* EXERCISE GOAL: Reproduce the material below line by line, beginning with its first line and ending with the line that contains "(mapd) at (727,852)"; leave out pictures.
|---|
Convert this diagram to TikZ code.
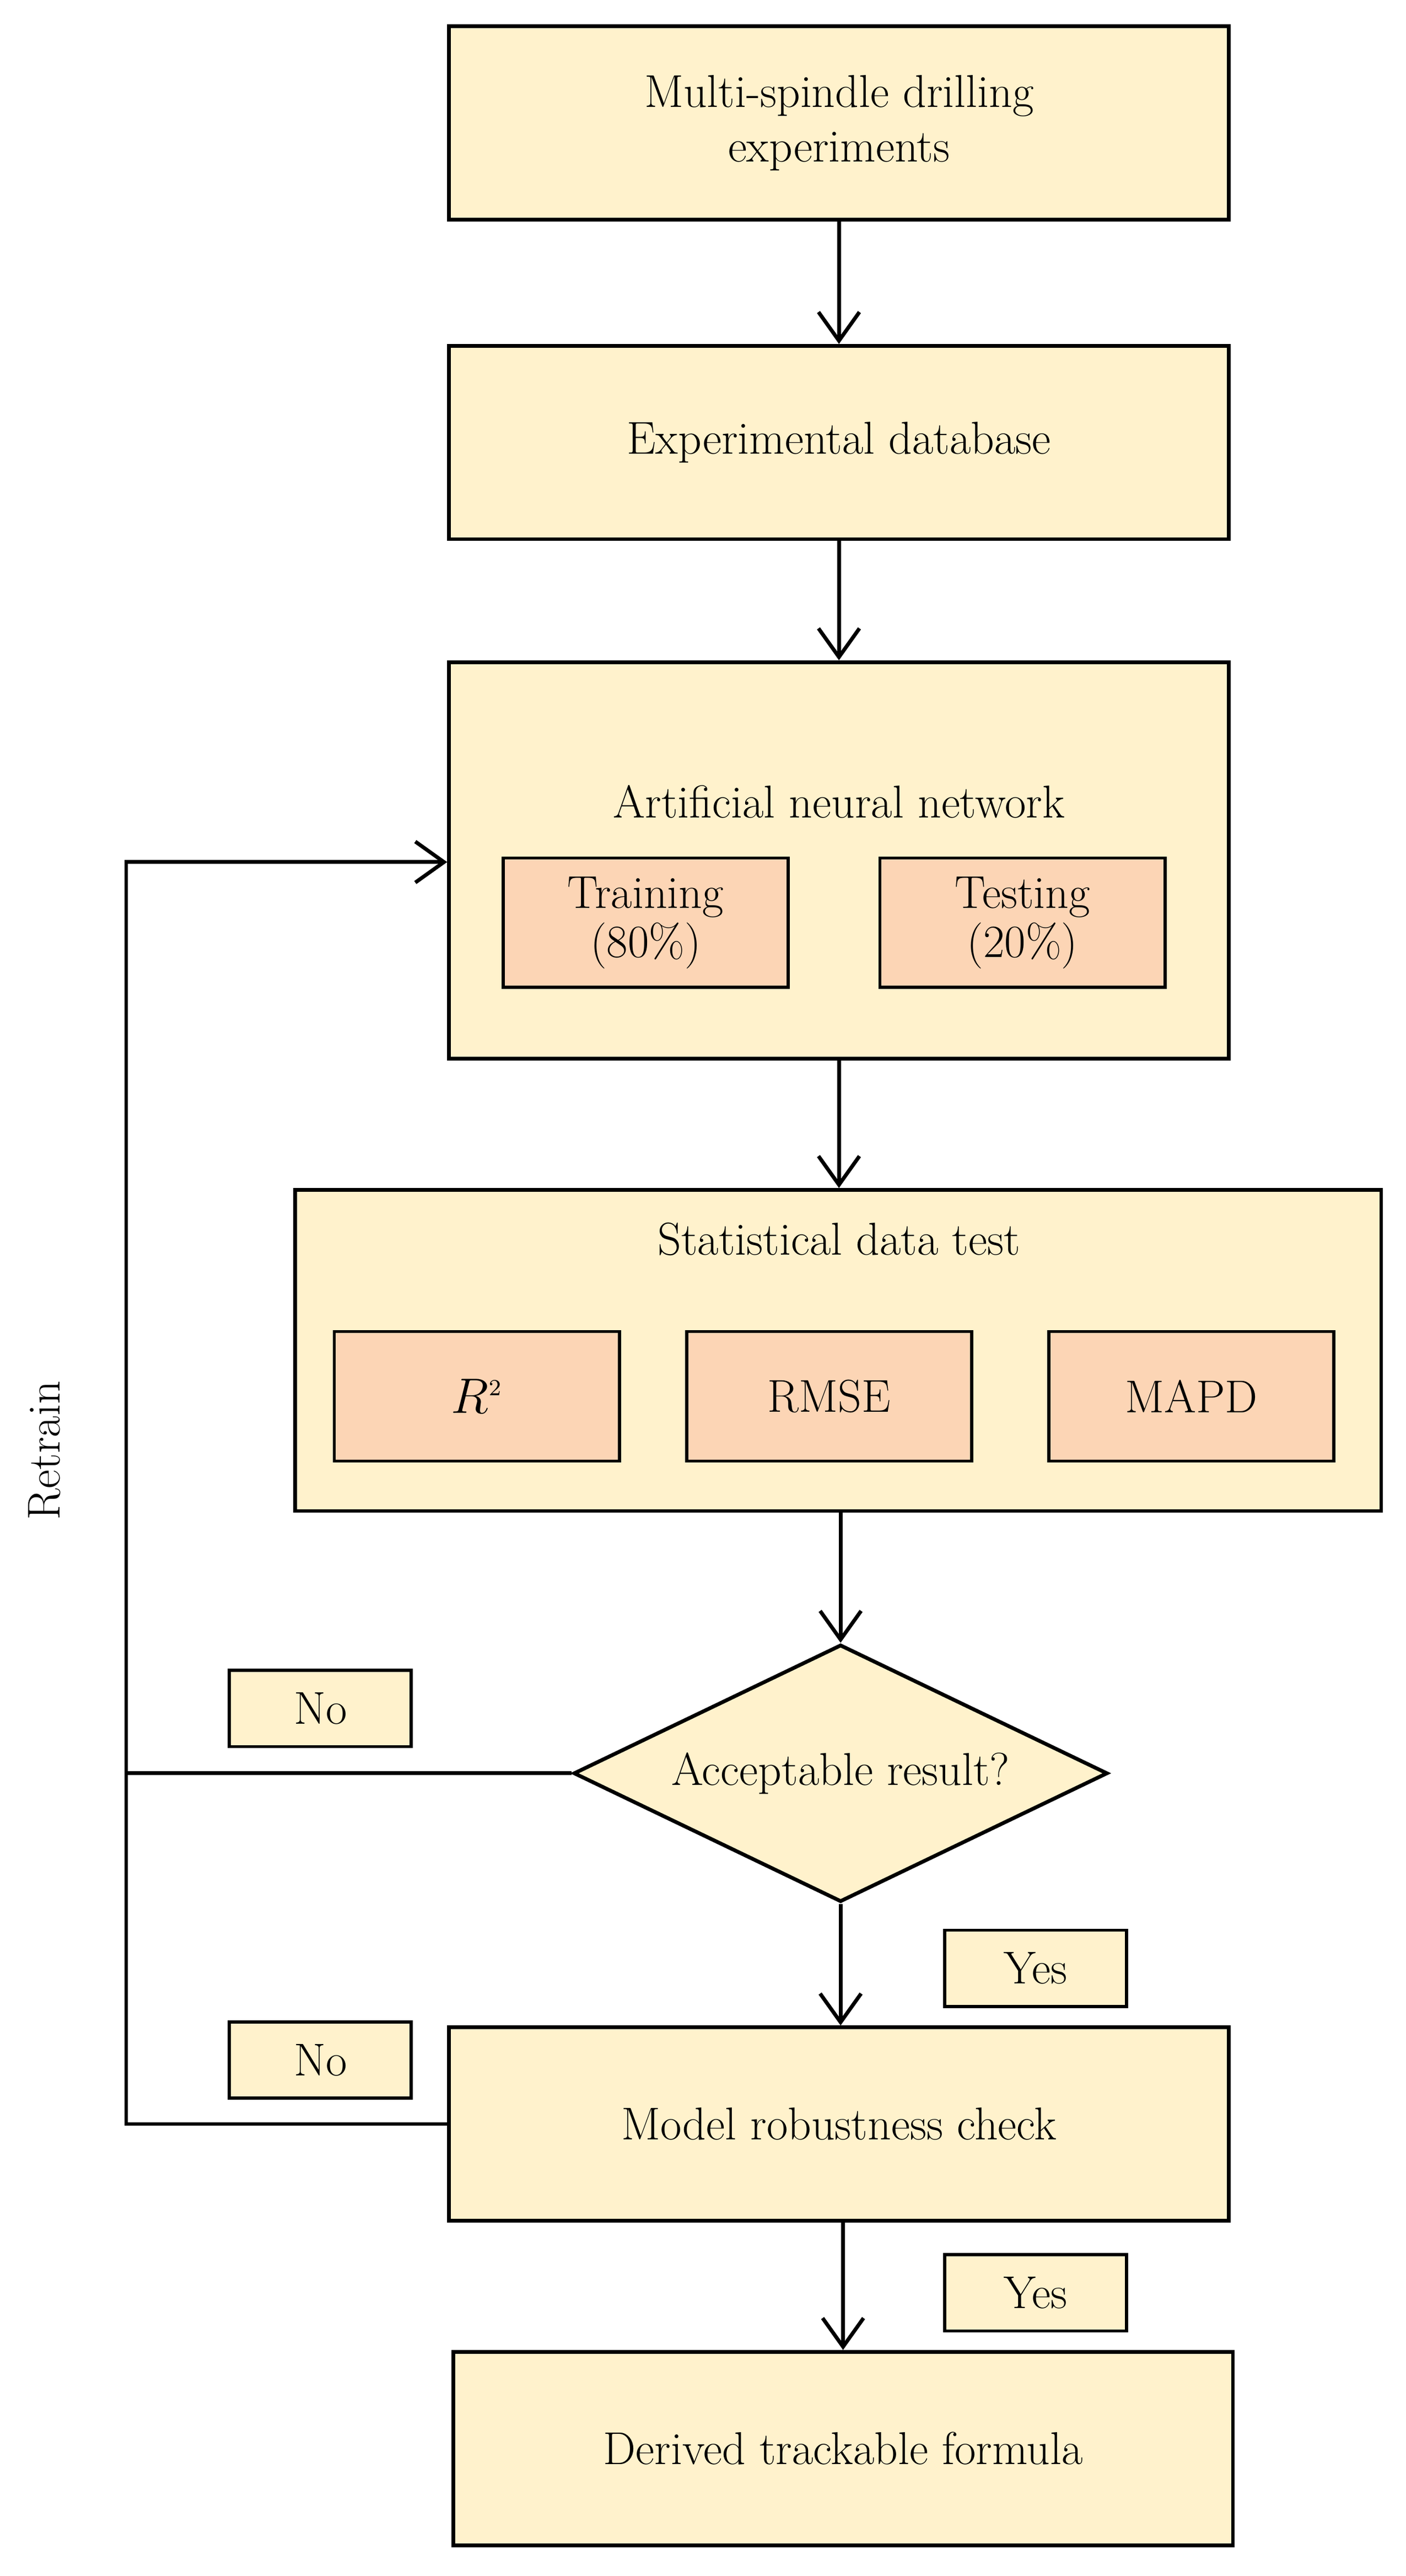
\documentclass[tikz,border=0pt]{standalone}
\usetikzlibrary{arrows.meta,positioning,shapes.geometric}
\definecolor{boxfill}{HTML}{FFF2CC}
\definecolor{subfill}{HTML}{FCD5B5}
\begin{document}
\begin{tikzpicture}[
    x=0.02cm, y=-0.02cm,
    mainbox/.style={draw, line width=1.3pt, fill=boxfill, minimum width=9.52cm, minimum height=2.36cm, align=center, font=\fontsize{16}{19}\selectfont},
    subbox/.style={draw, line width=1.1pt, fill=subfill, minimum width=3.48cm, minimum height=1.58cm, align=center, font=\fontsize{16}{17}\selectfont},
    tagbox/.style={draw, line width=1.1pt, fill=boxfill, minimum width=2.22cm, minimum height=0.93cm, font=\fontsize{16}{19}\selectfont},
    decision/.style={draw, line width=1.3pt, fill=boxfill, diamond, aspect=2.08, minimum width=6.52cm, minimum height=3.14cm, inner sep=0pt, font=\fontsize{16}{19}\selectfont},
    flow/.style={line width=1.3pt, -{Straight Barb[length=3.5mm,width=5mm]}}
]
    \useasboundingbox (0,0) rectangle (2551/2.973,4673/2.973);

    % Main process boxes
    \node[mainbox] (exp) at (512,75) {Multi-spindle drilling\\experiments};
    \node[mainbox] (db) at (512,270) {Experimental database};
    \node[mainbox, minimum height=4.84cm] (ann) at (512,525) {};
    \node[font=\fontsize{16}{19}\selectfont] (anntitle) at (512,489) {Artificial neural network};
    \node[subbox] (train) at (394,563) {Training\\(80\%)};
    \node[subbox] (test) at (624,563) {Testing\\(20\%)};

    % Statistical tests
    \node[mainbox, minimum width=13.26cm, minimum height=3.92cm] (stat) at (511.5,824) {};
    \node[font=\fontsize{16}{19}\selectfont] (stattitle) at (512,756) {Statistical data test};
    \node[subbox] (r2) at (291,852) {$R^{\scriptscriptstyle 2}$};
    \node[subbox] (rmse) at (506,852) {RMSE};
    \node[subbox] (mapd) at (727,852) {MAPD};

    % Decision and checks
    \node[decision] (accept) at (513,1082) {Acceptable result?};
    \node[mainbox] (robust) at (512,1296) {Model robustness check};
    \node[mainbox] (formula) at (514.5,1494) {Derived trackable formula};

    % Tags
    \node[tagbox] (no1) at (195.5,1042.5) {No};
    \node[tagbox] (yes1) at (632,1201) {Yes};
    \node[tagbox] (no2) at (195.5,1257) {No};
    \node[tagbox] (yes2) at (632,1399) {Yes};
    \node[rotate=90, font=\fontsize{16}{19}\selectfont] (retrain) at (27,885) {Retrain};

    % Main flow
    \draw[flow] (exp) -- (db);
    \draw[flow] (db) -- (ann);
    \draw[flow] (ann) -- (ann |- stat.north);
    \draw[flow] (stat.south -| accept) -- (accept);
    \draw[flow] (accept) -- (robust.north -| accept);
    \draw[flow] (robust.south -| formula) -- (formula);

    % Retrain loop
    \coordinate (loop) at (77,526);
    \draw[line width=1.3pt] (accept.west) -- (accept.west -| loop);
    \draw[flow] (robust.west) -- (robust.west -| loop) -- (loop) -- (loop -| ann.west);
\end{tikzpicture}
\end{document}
|---|
* FINISHED EXERCISE:
Convert this diagram to TikZ code.
\documentclass[tikz,border=0pt]{standalone}
\usetikzlibrary{arrows.meta,positioning,shapes.geometric}
\definecolor{boxfill}{HTML}{FFF2CC}
\definecolor{subfill}{HTML}{FCD5B5}
\begin{document}
\begin{tikzpicture}[
    x=0.02cm, y=-0.02cm,
    mainbox/.style={draw, line width=1.3pt, fill=boxfill, minimum width=9.52cm, minimum height=2.36cm, align=center, font=\fontsize{16}{19}\selectfont},
    subbox/.style={draw, line width=1.1pt, fill=subfill, minimum width=3.48cm, minimum height=1.58cm, align=center, font=\fontsize{16}{17}\selectfont},
    tagbox/.style={draw, line width=1.1pt, fill=boxfill, minimum width=2.22cm, minimum height=0.93cm, font=\fontsize{16}{19}\selectfont},
    decision/.style={draw, line width=1.3pt, fill=boxfill, diamond, aspect=2.08, minimum width=6.52cm, minimum height=3.14cm, inner sep=0pt, font=\fontsize{16}{19}\selectfont},
    flow/.style={line width=1.3pt, -{Straight Barb[length=3.5mm,width=5mm]}}
]
    \useasboundingbox (0,0) rectangle (2551/2.973,4673/2.973);

    % Main process boxes
    \node[mainbox] (exp) at (512,75) {Multi-spindle drilling\\experiments};
    \node[mainbox] (db) at (512,270) {Experimental database};
    \node[mainbox, minimum height=4.84cm] (ann) at (512,525) {};
    \node[font=\fontsize{16}{19}\selectfont] (anntitle) at (512,489) {Artificial neural network};
    \node[subbox] (train) at (394,563) {Training\\(80\%)};
    \node[subbox] (test) at (624,563) {Testing\\(20\%)};

    % Statistical tests
    \node[mainbox, minimum width=13.26cm, minimum height=3.92cm] (stat) at (511.5,824) {};
    \node[font=\fontsize{16}{19}\selectfont] (stattitle) at (512,756) {Statistical data test};
    \node[subbox] (r2) at (291,852) {$R^{\scriptscriptstyle 2}$};
    \node[subbox] (rmse) at (506,852) {RMSE};
    \node[subbox] (mapd) at (727,852) {MAPD};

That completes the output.